Thursday, February 3, 2011
The Best of Playboy - June '64
Lately I have been interested in checking out vintage Playboy magazines, and since this is the month of L'Amour I'll be featuring my highlights from a few mags. If you can get past the endless booze and smoking ads and the distastefully sexist comics you can find some intellectual and soulful stuff lurking in the nooks of the pages. For example there was a great interview with Ingmar Bergman in this issue:
Playboy: You've been widely praised for your sympathetic depiction of, and insights into, the feminine protagonists in your films. How is it-
Bergman: You're going to ask me how it is I understand women so well. Women used to interest me as subjects because because they were so ridiculously treated and shown in movies. I showed them as they actually are- or at least closer to what they are than the silly representations of them in the movies of the Thirties and Forties. Any reasonably realistic treatment looked great by comparison with what was being done. In the past few years, however, I have begun to realize that women are essentially the same as men, that they both have the same problems. I don't think of there being women's problems or women's stories any more than I do of there being men's problems and men's stories. They are all human problems. It's people who interest me now.
Keep in mind Bergman had five wives and nine children in his lifetime, interestingly enough most of his children became filmmakers.

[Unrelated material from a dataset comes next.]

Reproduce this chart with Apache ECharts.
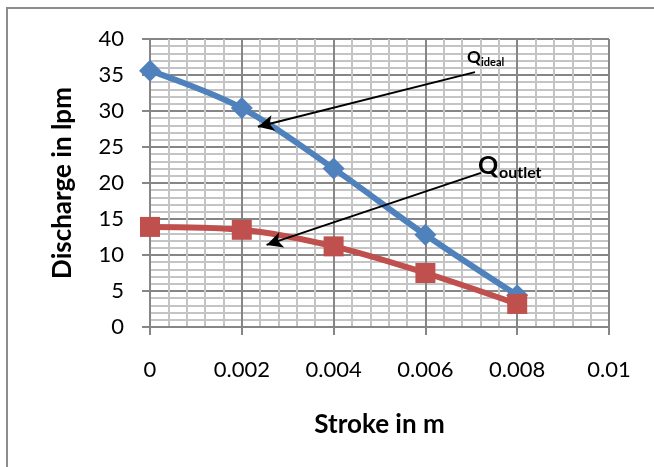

In the issue prior to this one Playboy interviewed Ayn Rand. Groovy, eh? One of the readers in this issue responded to an article written by Hugh himself. He quotes Ayn Rand from Atlas Shrugged on the subject of sexuality:
"A man's sexual choice is the result and the sum of his fundamental convictions. Tell me what a man finds sexually attractive and I will tell you his entire philosophy of life. Show me the woman he sleeps with and I will tell you his valuation of himself. He will always be attracted to the woman who reflects his deepest vision of himself. The woman whose surrender permits him to experience- or to fake- a sense of self esteem... There is no conflict between the standards of his mind and the desires of his body... Observe the ugly mess which most men make of their sex lives- and observe the mess of contradictions which they hold as their moral philosophy. One proceeds from the other. Love is our response to our highest values- and can be nothing else. Let a man corrupt his values and his view of existence, let him profess that love is not self-enjoyment but self-denial, that virtue consists, not of pride, but of pity or pain or weakness or sacrifice, that the noblest love is born, not of admiration, but of charity, not in response to values, but in response to flaws- and he will have cut himself in two... Then he will scream that his body has vicious desires of its own which his mind cannot conquer, that sex is sin, that true love is pure emotion of the spirit. And then he will wonder why love brings him nothing but boredom, and sex- nothing but shame... Only the man who extols the purity of a love devoid of desire, is capable of the depravity of a desire devoid of love."
Now for pictures
The funny thing is that the sexist caricatures in Playboy aren't flattering for men or women. Men are old, cruel, brutish beasts. Women are young, pert, and daft. Every month they feature a page on "what sort of man reads Playboy" and it always describes these roguish, uncreative bread winners. An oppressively high-standard if you ask me. Yet, the playmates of the month usually tend to be assertive. educated women. Playboy is so full of fascinatingly endless contradictions, but I think that is what makes it interesting.
One great thing about Playboy is it encourages men to be stylish! Take note, boys.